One thing that does not come up as frequently as IRMMA is the concept of RMDs combined with Social Security putting you into a higher bracket in your 70s. Although I’m not well. Eased in the subject, I feel like this is part of the reason to convert WHEN you are in a lower bracket.

We are actually still contributing to tax deferred savings in an effort to reduce current tax liability.

Thoughts??
 
How do y’all do conversions and not impact your ACA health insurance rates, for those under 65 and not on Medicare? If you have even some income (interest or dividends) in taxable accounts, that doesn’t leave much margin to Roth convert up to 4x FPL to then qualify for reduced ACA costs.
 
I follow this thread and many of the “should we convert” threads closely. As we plan to retire prior to 60 years old and will be in lower brackets for a few years (we are currently in the top marginal bracket.

One thing that does not come up as frequently as IRMMA is the concept of RMDs combined with Social Security putting you into a higher bracket in your 70s. Although I’m not well. Eased in the subject, I feel like this is part of the reason to convert WHEN you are in a lower bracket.

We must read different Roth conversion threads. I've seen RMD+SS in your 70s mentioned numerous times on this board, including by me.

We are actually still contributing to tax deferred savings in an effort to reduce current tax liability.

Thoughts??

Depends on what your tax plan is for the rest of your life. I'm FIREd and expecting my FIRE stash to grow faster than inflation such that my RMD+SS in my 70s will be at a moderately high rate (including IRMAA). I Roth convert each year to try to pull some of that forced income earlier and get it taxed at slightly better rates.
 
How do y’all do conversions and not impact your ACA health insurance rates, for those under 65 and not on Medicare? If you have even some income (interest or dividends) in taxable accounts, that doesn’t leave much margin up to 4x FPL to then qualify for reduced ACA costs.
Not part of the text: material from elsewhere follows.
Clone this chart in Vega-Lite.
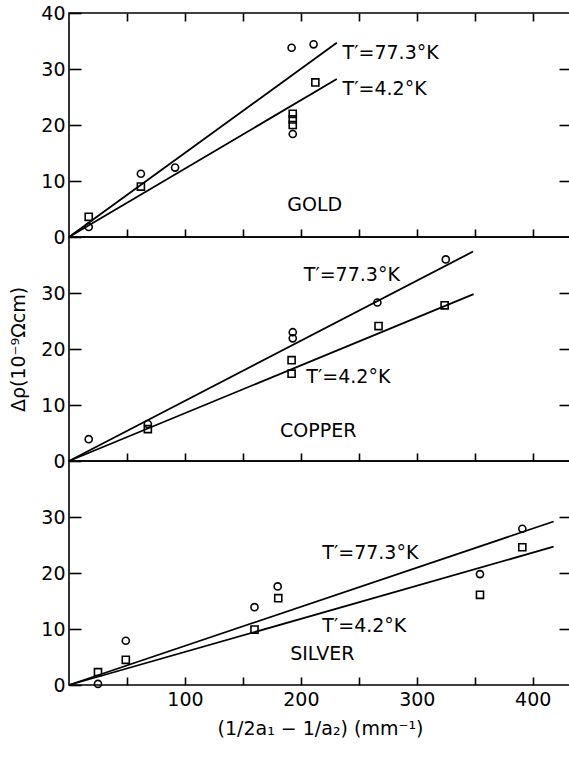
{
  "$schema": "https://vega.github.io/schema/vega-lite/v6.json",
  "autosize": {"type": "pad"},
  "padding": {"left": 9, "top": 3, "right": 0, "bottom": 5},
  "background": "white",
  "spacing": 0,
  "bounds": "flush",
  "datasets": {
    "pts": [
      {"panel": "gold", "T": "77.3", "x": 17, "y": 1.8},
      {"panel": "gold", "T": "77.3", "x": 62, "y": 11.3},
      {"panel": "gold", "T": "77.3", "x": 91.5, "y": 12.4},
      {"panel": "gold", "T": "77.3", "x": 192, "y": 33.8},
      {"panel": "gold", "T": "77.3", "x": 211, "y": 34.4},
      {"panel": "gold", "T": "77.3", "x": 193, "y": 18.4},
      {"panel": "gold", "T": "4.2", "x": 17, "y": 3.6},
      {"panel": "gold", "T": "4.2", "x": 62, "y": 9.0},
      {"panel": "gold", "T": "4.2", "x": 212.5, "y": 27.6},
      {"panel": "gold", "T": "4.2", "x": 193, "y": 22.0},
      {"panel": "gold", "T": "4.2", "x": 193, "y": 21.0},
      {"panel": "gold", "T": "4.2", "x": 193, "y": 20.0},
      {"panel": "copper", "T": "77.3", "x": 17, "y": 3.9},
      {"panel": "copper", "T": "77.3", "x": 68, "y": 6.6},
      {"panel": "copper", "T": "77.3", "x": 193, "y": 23.0},
      {"panel": "copper", "T": "77.3", "x": 193, "y": 21.9},
      {"panel": "copper", "T": "77.3", "x": 266, "y": 28.3},
      {"panel": "copper", "T": "77.3", "x": 325, "y": 36.0},
      {"panel": "copper", "T": "4.2", "x": 68, "y": 5.7},
      {"panel": "copper", "T": "4.2", "x": 192, "y": 18.0},
      {"panel": "copper", "T": "4.2", "x": 192, "y": 15.6},
      {"panel": "copper", "T": "4.2", "x": 267, "y": 24.1},
      {"panel": "copper", "T": "4.2", "x": 324, "y": 27.8},
      {"panel": "silver", "T": "77.3", "x": 25, "y": 0.2},
      {"panel": "silver", "T": "77.3", "x": 49, "y": 7.9},
      {"panel": "silver", "T": "77.3", "x": 160, "y": 13.9},
      {"panel": "silver", "T": "77.3", "x": 180, "y": 17.6},
      {"panel": "silver", "T": "77.3", "x": 354.5, "y": 19.8},
      {"panel": "silver", "T": "77.3", "x": 391, "y": 27.9},
      {"panel": "silver", "T": "4.2", "x": 25, "y": 2.3},
      {"panel": "silver", "T": "4.2", "x": 49, "y": 4.5},
      {"panel": "silver", "T": "4.2", "x": 160, "y": 9.9},
      {"panel": "silver", "T": "4.2", "x": 180.5, "y": 15.5},
      {"panel": "silver", "T": "4.2", "x": 354.5, "y": 16.1},
      {"panel": "silver", "T": "4.2", "x": 391, "y": 24.6}
    ],
    "fits": [
      {"panel": "gold", "T": "77.3", "x": 0, "y": 0},
      {"panel": "gold", "T": "77.3", "x": 231, "y": 34.7},
      {"panel": "gold", "T": "4.2", "x": 0, "y": 0},
      {"panel": "gold", "T": "4.2", "x": 231, "y": 28.2},
      {"panel": "copper", "T": "77.3", "x": 0, "y": 0},
      {"panel": "copper", "T": "77.3", "x": 348.5, "y": 37.4},
      {"panel": "copper", "T": "4.2", "x": 0, "y": 0},
      {"panel": "copper", "T": "4.2", "x": 349, "y": 29.8},
      {"panel": "silver", "T": "77.3", "x": 0, "y": 0},
      {"panel": "silver", "T": "77.3", "x": 418, "y": 29.2},
      {"panel": "silver", "T": "4.2", "x": 0, "y": 0},
      {"panel": "silver", "T": "4.2", "x": 418, "y": 24.7}
    ],
    "notes": [
      {"panel": "gold", "kind": "line", "x": 236, "y": 32.8, "text": "T′=77.3°K"},
      {"panel": "gold", "kind": "line", "x": 236, "y": 26.4, "text": "T′=4.2°K"},
      {"panel": "gold", "kind": "name", "x": 212, "y": 5.7, "text": "GOLD"},
      {"panel": "copper", "kind": "line", "x": 202.5, "y": 33.2, "text": "T′=77.3°K"},
      {"panel": "copper", "kind": "line", "x": 204.7, "y": 15.0, "text": "T′=4.2°K"},
      {"panel": "copper", "kind": "name", "x": 215, "y": 5.4, "text": "COPPER"},
      {"panel": "silver", "kind": "line", "x": 218.5, "y": 23.6, "text": "T′=77.3°K"},
      {"panel": "silver", "kind": "line", "x": 218.5, "y": 10.5, "text": "T′=4.2°K"},
      {"panel": "silver", "kind": "name", "x": 218.5, "y": 5.5, "text": "SILVER"}
    ]
  },
  "vconcat": [
    {
      "width": 502, "height": 224,
      "layer": [
        {
          "data": {"name": "fits"},
          "transform": [{"filter": "datum.panel === 'gold'"}],
          "mark": {"type": "line", "color": "black", "strokeWidth": 1.8},
          "encoding": {
            "x": {"field": "x", "type": "quantitative", "scale": {"domain": [0, 433], "nice": false, "zero": false},
                  "axis": {"orient": "bottom", "values": [50,100,150,200,250,300,350,400], "labels": false, "tickSize": -8, "title": null}},
            "y": {"field": "y", "type": "quantitative", "scale": {"domain": [0, 40], "nice": false},
                  "axis": {"orient": "left", "values": [0,10,20,30,40], "tickSize": -12, "labelPadding": 16, "title": null}},
            "detail": {"field": "T"}
          }
        },
        {
          "data": {"name": "pts"},
          "transform": [{"filter": "datum.panel === 'gold'"}],
          "mark": {"type": "point", "filled": false, "color": "black", "strokeWidth": 1.6, "size": 50, "opacity": 1},
          "encoding": {
            "x": {"field": "x", "type": "quantitative",
                  "axis": {"orient": "top", "values": [50,100,150,200,250,300,350,400], "labels": false, "tickSize": -8, "title": null}},
            "y": {"field": "y", "type": "quantitative",
                  "axis": {"orient": "right", "values": [10,20,30], "labels": false, "tickSize": -12, "title": null}},
            "shape": {"field": "T", "type": "nominal", "scale": {"domain": ["77.3", "4.2"], "range": ["circle", "square"]}, "legend": null}
          }
        },
        {
          "data": {"name": "notes"},
          "transform": [{"filter": "datum.panel === 'gold' && datum.kind === 'line'"}],
          "mark": {"type": "text", "align": "left", "baseline": "middle", "font": "DejaVu Sans", "fontSize": 19, "color": "black"},
          "encoding": {
            "x": {"field": "x", "type": "quantitative", "axis": null},
            "y": {"field": "y", "type": "quantitative", "axis": null},
            "text": {"field": "text"}
          }
        },
        {
          "data": {"name": "notes"},
          "transform": [{"filter": "datum.panel === 'gold' && datum.kind === 'name'"}],
          "mark": {"type": "text", "align": "center", "baseline": "middle", "font": "DejaVu Sans", "fontSize": 19, "color": "black"},
          "encoding": {
            "x": {"field": "x", "type": "quantitative", "axis": null},
            "y": {"field": "y", "type": "quantitative", "axis": null},
            "text": {"field": "text"}
          }
        }
      ],
      "resolve": {"axis": {"x": "independent", "y": "independent"}}
    },
    {
      "width": 502, "height": 224,
      "layer": [
        {
          "data": {"name": "fits"},
          "transform": [{"filter": "datum.panel === 'copper'"}],
          "mark": {"type": "line", "color": "black", "strokeWidth": 1.8},
          "encoding": {
            "x": {"field": "x", "type": "quantitative", "scale": {"domain": [0, 433], "nice": false, "zero": false},
                  "axis": {"orient": "bottom", "values": [50,100,150,200,250,300,350,400], "labels": false, "tickSize": -8, "title": null}},
            "y": {"field": "y", "type": "quantitative", "scale": {"domain": [0, 40], "nice": false},
                  "axis": {"orient": "left", "values": [0,10,20,30], "tickSize": -12, "labelPadding": 16, "title": "Δρ(10⁻⁹Ωcm)", "titlePadding": 12}},
            "detail": {"field": "T"}
          }
        },
        {
          "data": {"name": "pts"},
          "transform": [{"filter": "datum.panel === 'copper'"}],
          "mark": {"type": "point", "filled": false, "color": "black", "strokeWidth": 1.6, "size": 50, "opacity": 1},
          "encoding": {
            "x": {"field": "x", "type": "quantitative", "axis": null},
            "y": {"field": "y", "type": "quantitative",
                  "axis": {"orient": "right", "values": [10,20,30], "labels": false, "tickSize": -12, "title": null}},
            "shape": {"field": "T", "type": "nominal", "scale": {"domain": ["77.3", "4.2"], "range": ["circle", "square"]}, "legend": null}
          }
        },
        {
          "data": {"name": "notes"},
          "transform": [{"filter": "datum.panel === 'copper' && datum.kind === 'line'"}],
          "mark": {"type": "text", "align": "left", "baseline": "middle", "font": "DejaVu Sans", "fontSize": 19, "color": "black"},
          "encoding": {
            "x": {"field": "x", "type": "quantitative", "axis": null},
            "y": {"field": "y", "type": "quantitative", "axis": null},
            "text": {"field": "text"}
          }
        },
        {
          "data": {"name": "notes"},
          "transform": [{"filter": "datum.panel === 'copper' && datum.kind === 'name'"}],
          "mark": {"type": "text", "align": "center", "baseline": "middle", "font": "DejaVu Sans", "fontSize": 19, "color": "black"},
          "encoding": {
            "x": {"field": "x", "type": "quantitative", "axis": null},
            "y": {"field": "y", "type": "quantitative", "axis": null},
            "text": {"field": "text"}
          }
        }
      ],
      "resolve": {"axis": {"x": "independent", "y": "independent"}}
    },
    {
      "width": 502, "height": 224,
      "layer": [
        {
          "data": {"name": "fits"},
          "transform": [{"filter": "datum.panel === 'silver'"}],
          "mark": {"type": "line", "color": "black", "strokeWidth": 1.8},
          "encoding": {
            "x": {"field": "x", "type": "quantitative", "scale": {"domain": [0, 433], "nice": false, "zero": false},
                  "axis": {"orient": "bottom", "values": [50,100,150,200,250,300,350,400], "tickSize": -8, "labelPadding": 13,
                           "labelExpr": "datum.value % 100 === 0 ? datum.label : ''",
                           "title": "(1/2a₁ − 1/a₂) (mm⁻¹)", "titlePadding": 10}},
            "y": {"field": "y", "type": "quantitative", "scale": {"domain": [0, 40], "nice": false},
                  "axis": {"orient": "left", "values": [0,10,20,30], "tickSize": -12, "labelPadding": 16, "title": null}},
            "detail": {"field": "T"}
          }
        },
        {
          "data": {"name": "pts"},
          "transform": [{"filter": "datum.panel === 'silver'"}],
          "mark": {"type": "point", "filled": false, "color": "black", "strokeWidth": 1.6, "size": 50, "opacity": 1},
          "encoding": {
            "x": {"field": "x", "type": "quantitative", "axis": null},
            "y": {"field": "y", "type": "quantitative",
                  "axis": {"orient": "right", "values": [10,20,30], "labels": false, "tickSize": -12, "title": null}},
            "shape": {"field": "T", "type": "nominal", "scale": {"domain": ["77.3", "4.2"], "range": ["circle", "square"]}, "legend": null}
          }
        },
        {
          "data": {"name": "notes"},
          "transform": [{"filter": "datum.panel === 'silver' && datum.kind === 'line'"}],
          "mark": {"type": "text", "align": "left", "baseline": "middle", "font": "DejaVu Sans", "fontSize": 19, "color": "black"},
          "encoding": {
            "x": {"field": "x", "type": "quantitative", "axis": null},
            "y": {"field": "y", "type": "quantitative", "axis": null},
            "text": {"field": "text"}
          }
        },
        {
          "data": {"name": "notes"},
          "transform": [{"filter": "datum.panel === 'silver' && datum.kind === 'name'"}],
          "mark": {"type": "text", "align": "center", "baseline": "middle", "font": "DejaVu Sans", "fontSize": 19, "color": "black"},
          "encoding": {
            "x": {"field": "x", "type": "quantitative", "axis": null},
            "y": {"field": "y", "type": "quantitative", "axis": null},
            "text": {"field": "text"}
          }
        }
      ],
      "resolve": {"axis": {"x": "independent", "y": "independent"}}
    }
  ],
  "config": {
    "view": {"stroke": "black", "strokeWidth": 1.6},
    "axis": {
      "domain": false, "grid": false,
      "tickColor": "black", "tickWidth": 1.6,
      "labelFont": "DejaVu Sans", "labelFontSize": 19, "labelColor": "black",
      "titleFont": "DejaVu Sans", "titleFontSize": 19, "titleFontWeight": "normal", "titleColor": "black"
    }
  }
}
I take ACA subsidy loss into consideration when evaluating Roth conversions. It *does* happen and there isn't any real way to avoid it AFAIK.

I have relatively low spending (paid off house and car, MCOL area, chill lifestyle), so my cash flow needs are moderate. I can meet those cash flow needs partly through selling in taxable with about a 50% cost basis, as well as some non-taxable cash inflows.
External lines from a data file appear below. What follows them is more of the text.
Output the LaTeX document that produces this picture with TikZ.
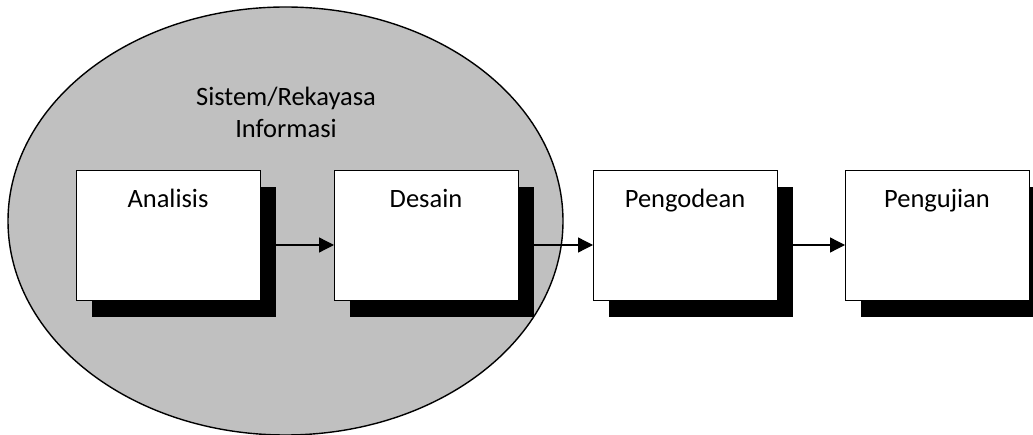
\documentclass[tikz,border=0pt]{standalone}
\usepackage{fontspec}
\setmainfont{Carlito}
\usepackage{xcolor}
\usetikzlibrary{shapes.geometric, arrows.meta, positioning, shadows}

\definecolor{abu}{RGB}{192,192,192}

\tikzset{
  tahap/.style={draw, line width=0.5pt, fill=white, rectangle, inner sep=0pt, outer sep=0pt,
    minimum width=92pt, text height=18.5pt, text depth=46.5pt,
    drop shadow={shadow xshift=8pt, shadow yshift=-8pt, fill=black, opacity=1}},
  alur/.style={line width=0.65pt, -{Triangle[length=7.5pt, width=7.5pt]}}
}

\begin{document}
\begin{tikzpicture}[font=\fontsize{13.25}{16}\selectfont]
\useasboundingbox (0,0) rectangle (516.5pt,217pt);
\node[draw, ellipse, fill=abu, line width=0.7pt, inner sep=0pt,
  minimum width=277.5pt, minimum height=214pt] (sistem) at (142.75pt,106.5pt) {};
\node[align=center, anchor=base] (judul) at (143pt,148pt) {Sistem/Rekayasa\\Informasi};

\node[tahap, anchor=north west] (analisis) at (38pt,131.5pt) {Analisis};
\node[tahap, right=37pt of analisis] (desain) {Desain};
\node[tahap, right=37.5pt of desain] (pengodean) {Pengodean};
\node[tahap, right=34pt of pengodean] (pengujian) {Pengujian};

\draw[alur] ([yshift=-4.5pt]analisis.east) -- ([yshift=-4.5pt]desain.west);
\draw[alur] ([yshift=-4.5pt]desain.east) -- ([yshift=-4.5pt]pengodean.west);
\draw[alur] ([yshift=-4.5pt]pengodean.east) -- ([yshift=-4.5pt]pengujian.west);
\end{tikzpicture}
\end{document}
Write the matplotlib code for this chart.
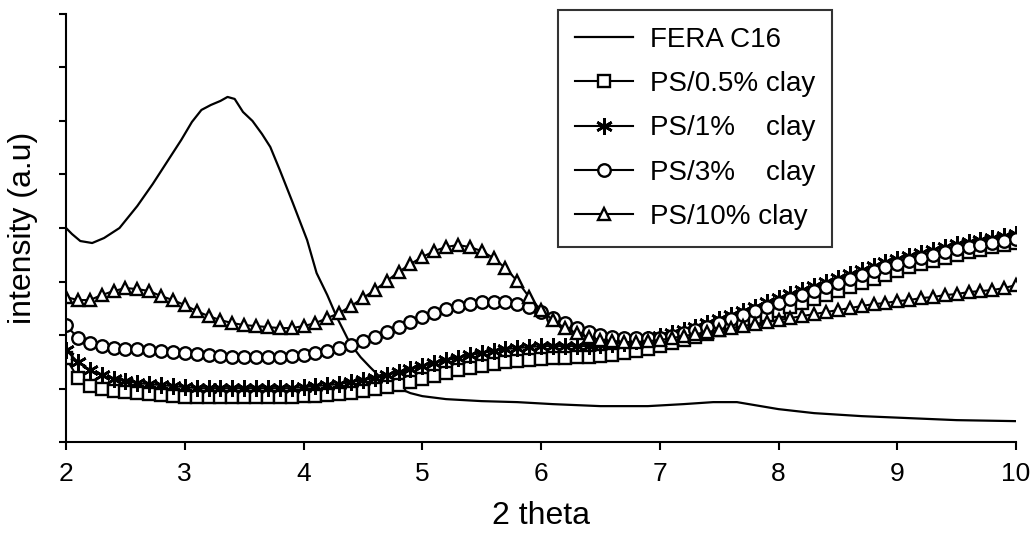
import matplotlib.pyplot as plt
import numpy as np

plt.rcParams['font.family'] = ['Liberation Sans', 'DejaVu Sans']

# 2 theta grid for the clay samples (step 0.1)
two_theta = np.round(np.arange(2.0, 10.05, 0.1), 1)

# intensities, arbitrary units
ps_05 = [84, 64, 56, 53, 51, 50, 49, 48, 47, 46,
         45, 45, 45, 45, 45, 45, 45, 45, 45, 45,
         46, 46, 47, 48, 49, 51, 53, 55, 57, 60,
         63, 66, 69, 72, 74, 76, 78, 80, 81, 82,
         83, 84, 84, 85, 85, 86, 87, 89, 91, 93,
         96, 99, 102, 105, 108, 112, 115, 119, 123, 127,
         131, 135, 139, 143, 147, 151, 155, 159, 163, 167,
         171, 175, 178, 181, 184, 187, 190, 192, 195, 197,
         199]
ps_1 = [92, 80, 72, 67, 63, 61, 59, 58, 57, 56,
        55, 54, 54, 54, 54, 54, 54, 54, 54, 54,
        55, 56, 57, 58, 60, 62, 64, 67, 70, 73,
        76, 79, 82, 84, 87, 89, 91, 93, 94, 95,
        96, 96, 96, 96, 96, 97, 98, 99, 101, 103,
        106, 109, 112, 115, 119, 123, 127, 131, 135, 140,
        144, 148, 152, 156, 160, 164, 168, 172, 176, 180,
        183, 186, 189, 192, 195, 198, 200, 202, 204, 206,
        208]
ps_3 = [117, 104, 99, 96, 94, 93, 93, 92, 91, 90,
        89, 88, 87, 86, 85, 85, 85, 85, 85, 86,
        87, 89, 91, 94, 97, 101, 105, 110, 115, 120,
        125, 129, 133, 136, 138, 140, 140, 140, 138, 135,
        130, 124, 119, 114, 110, 107, 105, 104, 104, 104,
        104, 106, 109, 112, 115, 119, 123, 127, 131, 135,
        139, 143, 147, 151, 155, 159, 163, 167, 171, 175,
        178, 181, 184, 187, 190, 193, 195, 197, 199, 201,
        203]
ps_10 = [145, 142, 142, 147, 151, 154, 153, 151, 146, 142,
         137, 131, 126, 122, 119, 117, 116, 115, 114, 114,
         116, 119, 124, 129, 136, 144, 152, 161, 170, 178,
         185, 191, 195, 197, 195, 191, 184, 174, 161, 145,
         132, 122, 114, 109, 105, 102, 101, 100, 100, 101,
         102, 104, 106, 108, 110, 112, 114, 116, 118, 120,
         122, 124, 126, 128, 130, 132, 134, 136, 138, 139,
         141, 142, 144, 145, 147, 148, 150, 151, 152, 154,
         157]

# organoclay reference curve
fera_x = [1.95, 2.05, 2.12, 2.22, 2.32, 2.45, 2.6, 2.73, 2.85, 2.97,
          3.06, 3.14, 3.22, 3.3, 3.36, 3.42, 3.49, 3.57, 3.65, 3.72,
          3.8, 3.91, 4.03, 4.11, 4.2, 4.28, 4.39, 4.48, 4.56,
          4.67, 4.78, 4.9, 5.0, 5.2, 5.5, 5.8, 6.1, 6.5, 6.9,
          7.2, 7.45, 7.65, 7.8, 8.0, 8.3, 8.7, 9.1, 9.5, 10.0]
fera_y = [220, 208, 201, 199, 204, 214, 236, 258, 280, 302,
          320, 332, 337, 341, 345, 343, 330, 321, 308, 295,
          272, 239, 202, 169, 147, 125, 99, 85, 75,
          62, 55, 49, 46, 43, 41, 40, 38, 36, 36,
          38, 40, 40, 37, 33, 29, 26, 24, 22, 21]

fig = plt.figure(figsize=(10.32, 5.34), dpi=100)
ax = fig.add_axes([0.064, 0.172, 0.9205, 0.802])

ax.plot(fera_x, fera_y, '-', color='black', lw=1.6, label='FERA C16')
mk = dict(color='black', lw=1.5, markersize=9, markerfacecolor='white',
          markeredgecolor='black', markeredgewidth=1.7)
ax.plot(two_theta, ps_05, marker='s', label='PS/0.5% clay', **mk)
ax.plot(two_theta, ps_1, marker=(6, 2, 0), label='PS/1%    clay',
        **{**mk, 'markersize': 12, 'markeredgewidth': 1.9})
ax.plot(two_theta, ps_3, marker='o', label='PS/3%    clay', **mk)
ax.plot(two_theta, ps_10, marker='^', label='PS/10% clay', **mk)

ax.set_xlim(2, 10)
ax.set_ylim(0, 428)
ax.set_xticks(range(2, 11))
ax.set_yticks(np.arange(0, 429, 53.5))
ax.set_yticklabels([])
ax.tick_params(axis='x', labelsize=19, length=6, width=1.5, pad=8)
ax.tick_params(axis='y', length=5, width=1.5)
for s in ['top', 'right']:
    ax.spines[s].set_visible(False)
for s in ['left', 'bottom']:
    ax.spines[s].set_linewidth(1.5)

ax.set_xlabel('2 theta', fontsize=23, labelpad=11)
ax.set_ylabel('intensity (a.u)', fontsize=23, labelpad=12)

leg = ax.legend(loc='upper left', bbox_to_anchor=(558 / 1032, 1 - 10 / 534),
                bbox_transform=fig.transFigure, fontsize=20, frameon=True,
                fancybox=False, edgecolor='black', handlelength=2.1,
                labelspacing=0.66, borderpad=0.6, handletextpad=0.6,
                borderaxespad=0)
leg.get_frame().set_linewidth(1.5)

fig.savefig('out.png', dpi=100)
I can then Roth convert some beyond that and still get some ACA subsidies.

There are still some subsidies now beyond 400% FPL this year and next due to a law passed a year or two ago. That expires and the cliff returns 1/1/2026.
 
How do y’all do conversions and not impact your ACA health insurance rates, for those under 65 and not on Medicare? If you have even some income (interest or dividends) in taxable accounts, that doesn’t leave much margin to Roth convert up to 4x FPL to then qualify for reduced ACA costs.
Thankfully I don't have that issue. I retired with a pension and health insurance through my old employer. Costs $400 / month. And with a COLA'd pension I will never be below marginal of 22% so converting to fill the 24% bracket makes too much sense for me.